Beirut's mayor -- a supreme optimist with dreams of rebuilding the battered ''Paris of the Orient''

Mitri Naamar, mayor of Beirut, may be the world's supreme civic optimist. He has to be, for it is too easy to be pessimistic about Beirut.

''One has to dream to do great things,'' Mr. Naamar says.

What this mayor dreams of is the post-war Beirut. Mr. Naamar sees his woefully battered city reconstructed, decentralized, and once again the sparkling ''Paris of the Orient'' that it was until the Lebanese civil war laid waste to large sections of it beginning in 1975.

''There's always a bright side, even to these current problems,'' Mr. Naamar says. ''Once the situation comes back to normal, the war will have allowed us to reconstruct the city center.''

Mr. Naamar, cheery and cosmopolitan, is an urban architect by profession. Even before the war began in 1975 he had been working toward a redeveloped downtown Beirut. He has, he says, accumulated four tons of proposals and diagrams for rebuilding the city.

''Work before the war was very interesting, but the war changed the atmosphere,'' the mayor says.

There can scarcely be a mayor that has had Mr. Naamar's sort of problems - not even New York City Mayor Ed Koch. Mr. Koch doesn't have a city cut in half, ringed with Israeli tanks, and subject to spectactularly destructive artillery duels. Israelis and right-wing Christians of the Phalange control the eastern part of this city of 1 million. Palestinians and leftist Lebanese control the west. More than 150 armed factions roam the neighborhood streets with automatic rifles, extorting local residents and Balkanizing the city.

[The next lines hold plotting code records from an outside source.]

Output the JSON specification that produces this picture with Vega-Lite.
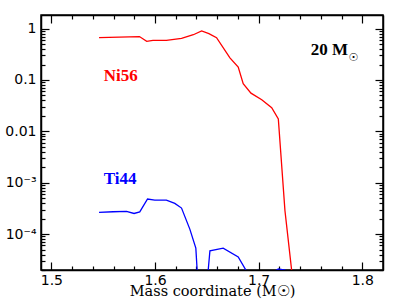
{
  "$schema": "https://vega.github.io/schema/vega-lite/v6.json",
  "width": 342,
  "height": 255,
  "autosize": "none",
  "padding": {"left": 41, "top": 15, "right": 24, "bottom": 34},
  "background": "white",
  "config": {
    "view": {"stroke": "black", "strokeWidth": 1.5},
    "axis": {"grid": false, "domainColor": "black", "domainWidth": 1.5, "tickColor": "black", "tickWidth": 1.2, "labelColor": "black", "titleColor": "black", "labelFlush": false, "labelOverlap": false}
  },
  "datasets": {
    "ni56": [
      {"mass": 1.546, "abundance": 0.667},
      {"mass": 1.585, "abundance": 0.70},
      {"mass": 1.592, "abundance": 0.565},
      {"mass": 1.598, "abundance": 0.59},
      {"mass": 1.611, "abundance": 0.59},
      {"mass": 1.6256, "abundance": 0.647},
      {"mass": 1.637, "abundance": 0.76},
      {"mass": 1.645, "abundance": 0.90},
      {"mass": 1.652, "abundance": 0.80},
      {"mass": 1.6594, "abundance": 0.667},
      {"mass": 1.6723, "abundance": 0.27},
      {"mass": 1.6803, "abundance": 0.178},
      {"mass": 1.6851, "abundance": 0.0845},
      {"mass": 1.6926, "abundance": 0.0554},
      {"mass": 1.703, "abundance": 0.0412},
      {"mass": 1.7126, "abundance": 0.0288},
      {"mass": 1.719, "abundance": 0.0175},
      {"mass": 1.7254, "abundance": 0.000285},
      {"mass": 1.7335, "abundance": 0.00001}
    ],
    "ti44": [
      {"mass": 1.546, "abundance": 0.000264},
      {"mass": 1.5595, "abundance": 0.000272},
      {"mass": 1.5725, "abundance": 0.000278},
      {"mass": 1.5798, "abundance": 0.000252},
      {"mass": 1.5853, "abundance": 0.00027},
      {"mass": 1.5928, "abundance": 0.000482},
      {"mass": 1.5998, "abundance": 0.00046},
      {"mass": 1.611, "abundance": 0.00046},
      {"mass": 1.6191, "abundance": 0.000396},
      {"mass": 1.6256, "abundance": 0.000321},
      {"mass": 1.6336, "abundance": 0.000125},
      {"mass": 1.6394, "abundance": 0.0000533},
      {"mass": 1.6445, "abundance": 0.000001},
      {"mass": 1.6456, "abundance": 0.000001},
      {"mass": 1.653, "abundance": 0.0000474},
      {"mass": 1.6658, "abundance": 0.0000533},
      {"mass": 1.6803, "abundance": 0.000036},
      {"mass": 1.6963, "abundance": 0.00001},
      {"mass": 1.719, "abundance": 0.000021},
      {"mass": 1.7254, "abundance": 0.00002},
      {"mass": 1.73, "abundance": 0.000001}
    ]
  },
  "layer": [
    {
      "data": {"name": "ni56"},
      "mark": {"type": "line", "color": "#ff0000", "strokeWidth": 1.3, "clip": true},
      "encoding": {
        "x": {"field": "mass", "type": "quantitative",
          "scale": {"domain": [1.49, 1.82], "nice": false, "zero": false},
          "axis": {"orient": "bottom",
            "values": [1.5,1.52,1.54,1.56,1.58,1.6,1.62,1.64,1.66,1.68,1.7,1.72,1.74,1.76,1.78,1.8],
            "tickSize": {"condition": {"test": "abs(datum.value*10 - round(datum.value*10)) < 0.001", "value": -8}, "value": -4},
            "labelExpr": "abs(datum.value*10 - round(datum.value*10)) < 0.001 ? format(datum.value, '.1f') : ''",
            "labelFont": "DejaVu Sans", "labelFontSize": 14, "labelPadding": 11,
            "title": "Mass coordinate (M☉)", "titleFont": "DejaVu Serif", "titleFontSize": 14.5, "titleFontWeight": "normal",
            "titleBaseline": "alphabetic", "titleY": 25}},
        "y": {"field": "abundance", "type": "quantitative",
          "scale": {"type": "log", "domain": [0.00002, 1.84], "nice": false},
          "axis": {"orient": "left",
            "values": [0.00002,0.00003,0.00004,0.00005,0.00006,0.00007,0.00008,0.00009,0.0001,0.0002,0.0003,0.0004,0.0005,0.0006,0.0007,0.0008,0.0009,0.001,0.002,0.003,0.004,0.005,0.006,0.007,0.008,0.009,0.01,0.02,0.03,0.04,0.05,0.06,0.07,0.08,0.09,0.1,0.2,0.3,0.4,0.5,0.6,0.7,0.8,0.9,1],
            "tickSize": {"condition": {"test": "abs(log(datum.value)/LN10 - round(log(datum.value)/LN10)) < 0.000001", "value": -8}, "value": -4},
            "labelExpr": "abs(log(datum.value)/LN10 - round(log(datum.value)/LN10)) < 0.000001 ? (datum.value > 0.5 ? '1' : datum.value > 0.05 ? '0.1' : datum.value > 0.005 ? '0.01' : datum.value > 0.0005 ? '10⁻³' : '10⁻⁴') : ''",
            "labelFont": "DejaVu Sans", "labelFontSize": 14, "labelPadding": 13,
            "title": null}}
      }
    },
    {
      "data": {"name": "ti44"},
      "mark": {"type": "line", "color": "#0000ff", "strokeWidth": 1.3, "clip": true},
      "encoding": {
        "x": {"field": "mass", "type": "quantitative",
          "axis": {"orient": "top",
            "values": [1.5,1.52,1.54,1.56,1.58,1.6,1.62,1.64,1.66,1.68,1.7,1.72,1.74,1.76,1.78,1.8],
            "tickSize": {"condition": {"test": "abs(datum.value*10 - round(datum.value*10)) < 0.001", "value": -8}, "value": -4},
            "labels": false, "title": null}},
        "y": {"field": "abundance", "type": "quantitative",
          "axis": {"orient": "right",
            "values": [0.00002,0.00003,0.00004,0.00005,0.00006,0.00007,0.00008,0.00009,0.0001,0.0002,0.0003,0.0004,0.0005,0.0006,0.0007,0.0008,0.0009,0.001,0.002,0.003,0.004,0.005,0.006,0.007,0.008,0.009,0.01,0.02,0.03,0.04,0.05,0.06,0.07,0.08,0.09,0.1,0.2,0.3,0.4,0.5,0.6,0.7,0.8,0.9,1],
            "tickSize": {"condition": {"test": "abs(log(datum.value)/LN10 - round(log(datum.value)/LN10)) < 0.000001", "value": -8}, "value": -4},
            "labels": false, "title": null}}
      }
    },
    {
      "data": {"values": [{"mass": 1.5505, "abundance": 0.095, "label": "Ni56"}]},
      "mark": {"type": "text", "color": "#ff0000", "font": "Liberation Serif", "fontWeight": "bold", "fontSize": 17, "align": "left", "baseline": "alphabetic"},
      "encoding": {
        "x": {"field": "mass", "type": "quantitative", "axis": null},
        "y": {"field": "abundance", "type": "quantitative", "axis": null},
        "text": {"field": "label"}
      }
    },
    {
      "data": {"values": [{"mass": 1.5505, "abundance": 0.000946, "label": "Ti44"}]},
      "mark": {"type": "text", "color": "#0000ff", "font": "Liberation Serif", "fontWeight": "bold", "fontSize": 17, "align": "left", "baseline": "alphabetic"},
      "encoding": {
        "x": {"field": "mass", "type": "quantitative", "axis": null},
        "y": {"field": "abundance", "type": "quantitative", "axis": null},
        "text": {"field": "label"}
      }
    },
    {
      "data": {"values": [{"mass": 1.7502, "abundance": 0.311, "label": "20 M"}]},
      "mark": {"type": "text", "color": "black", "font": "Liberation Serif", "fontWeight": "bold", "fontSize": 17, "align": "left", "baseline": "alphabetic"},
      "encoding": {
        "x": {"field": "mass", "type": "quantitative", "axis": null},
        "y": {"field": "abundance", "type": "quantitative", "axis": null},
        "text": {"field": "label"}
      }
    },
    {
      "data": {"values": [{"mass": 1.7915, "abundance": 0.27, "label": "☉"}]},
      "mark": {"type": "text", "color": "black", "font": "DejaVu Sans", "fontSize": 11, "align": "center", "baseline": "middle"},
      "encoding": {
        "x": {"field": "mass", "type": "quantitative", "axis": null},
        "y": {"field": "abundance", "type": "quantitative", "axis": null},
        "text": {"field": "label"}
      }
    }
  ],
  "resolve": {"axis": {"x": "independent", "y": "independent"}, "scale": {"x": "shared", "y": "shared"}}
}
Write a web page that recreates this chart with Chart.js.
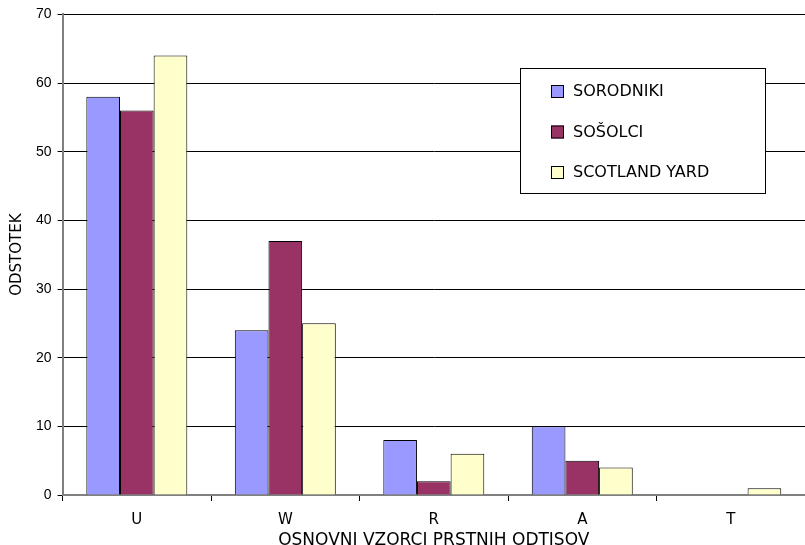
<!DOCTYPE html>
<html>
<head>
<meta charset="utf-8">
<script src="https://cdn.jsdelivr.net/npm/chart.js@4"></script>
<style>
  html, body { margin: 0; padding: 0; background: #fff; }
</style>
</head>
<body>
<canvas id="chart" width="805" height="545"></canvas>
<script>
// data
const categories = ['U', 'W', 'R', 'A', 'T']
const sorodniki = [58, 24, 8, 10, 0]
const sosolci = [56, 37, 2, 5, 0]
const scotlandYard = [64, 25, 6, 4, 1]
const seriesNames = ['SORODNIKI', 'SOŠOLCI', 'SCOTLAND YARD']

const labelFont = 'DejaVu Sans, Liberation Sans, sans-serif'

// legend box drawn inside the plot, like the original
const boxLegend = {
    id: 'boxLegend',
    afterDraw(chart) {
        const ctx = chart.ctx
        ctx.save()
        ctx.fillStyle = '#fff'
        ctx.strokeStyle = '#000'
        ctx.lineWidth = 1
        ctx.fillRect(520, 68, 245, 125)
        ctx.strokeRect(520.5, 68.5, 245, 125)
        ctx.font = '16px ' + labelFont
        ctx.textBaseline = 'middle'
        chart.data.datasets.forEach((ds, i) => {
            let y = 91 + i * 40.5
            ctx.fillStyle = ds.backgroundColor
            ctx.fillRect(551, y - 6, 13, 13)
            ctx.strokeStyle = '#000'
            ctx.strokeRect(551.5, y - 5.5, 12, 12)
            ctx.fillStyle = '#000'
            ctx.fillText(ds.label, 573, y + 1)
        })
        ctx.restore()
    }
}

new Chart(document.getElementById('chart'), {
    type: 'bar',
    data: {
        labels: categories,
        datasets: [
            { label: seriesNames[0], data: sorodniki, backgroundColor: '#9999FF' },
            { label: seriesNames[1], data: sosolci, backgroundColor: '#993366' },
            { label: seriesNames[2], data: scotlandYard, backgroundColor: '#FFFFCC' }
        ]
    },
    options: {
        responsive: false,
        animation: false,
        layout: { padding: { top: 11, right: 0, left: 8, bottom: -4 } },
        datasets: {
            bar: {
                borderColor: '#000',
                borderWidth: 1,
                categoryPercentage: 0.68,
                barPercentage: 1
            }
        },
        plugins: {
            legend: { display: false },
            tooltip: { enabled: false }
        },
        scales: {
            x: {
                grid: { drawOnChartArea: false, offset: true, tickLength: 6, tickColor: '#000' },
                border: { color: '#808080', width: 2 },
                ticks: { color: '#000', font: { family: labelFont, size: 15, lineHeight: 1 }, padding: 12 },
                title: {
                    display: true,
                    text: 'OSNOVNI VZORCI PRSTNIH ODTISOV',
                    color: '#000',
                    font: { family: labelFont, size: 17, lineHeight: 1 },
                    padding: { top: -8, bottom: 0 }
                }
            },
            y: {
                min: 0,
                max: 70,
                ticks: { stepSize: 10, color: '#000', font: { family: 'Liberation Sans, Arial, sans-serif', size: 14 }, padding: 6 },
                grid: { color: '#000', tickLength: 5, tickColor: '#000' },
                border: { color: '#808080', width: 2 },
                title: {
                    display: true,
                    text: 'ODSTOTEK',
                    color: '#000',
                    font: { family: labelFont, size: 15 },
                    padding: { top: 0, bottom: 4 }
                }
            }
        }
    },
    plugins: [boxLegend]
})
</script>
</body>
</html>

Sniper lines cut through the city center.

For more than two weeks, the Palestinian-Lebanese side of the city has been progressively choked by a blockade of, at times, food, water, electricity, and people. Garbage has piled up on the west side. This is the longest time in the past seven years that city services have been interrupted, but even now municipal workers are braving the firefights to try to patch up the ever-increasing damage.

Mayor Naamar (his actual title is administrator of Beirut, an appointed post he assumed in 1977) has had to maintain offices in six locations throughout the city. When one area gets particularly violent he and his staff work out of another. He spoke to the Monitor last week in his modern, comfortable east Beirut office.

In its dramatic seaside geography and ethnic diversity, the mayor says, Beirut is like Marseilles. In its reconstruction needs it resembles post-World War II Rotterdam. It cannot be compared to Berlin, he feels, because physical separation has never been quite so complete - although the Israeli-Phalangist blockade has divided the city as never before.

In all the years of civil war, Mr. Naamar says he has not once been in personal danger in the line of duty. This is because, he believes, ''it is known by everybody that the city is working for the welfare of all the people in these trying times.''

Despite the war and the breakdown in law and order, Beirut's municipal tax on construction and commerce continues to finance the bulk of city government. In the first six months of 1982, the mayor says, tax revenues accounted for $150 million to which the central government was adding a small monthly allocation to help with salaries for the 6,500 employees. (The city turns a blind eye to extorted taxes local militias exact.) A pre-war budget surplus and aid from Europe and the United States has helped Beirut cope with conditions during the past seven years.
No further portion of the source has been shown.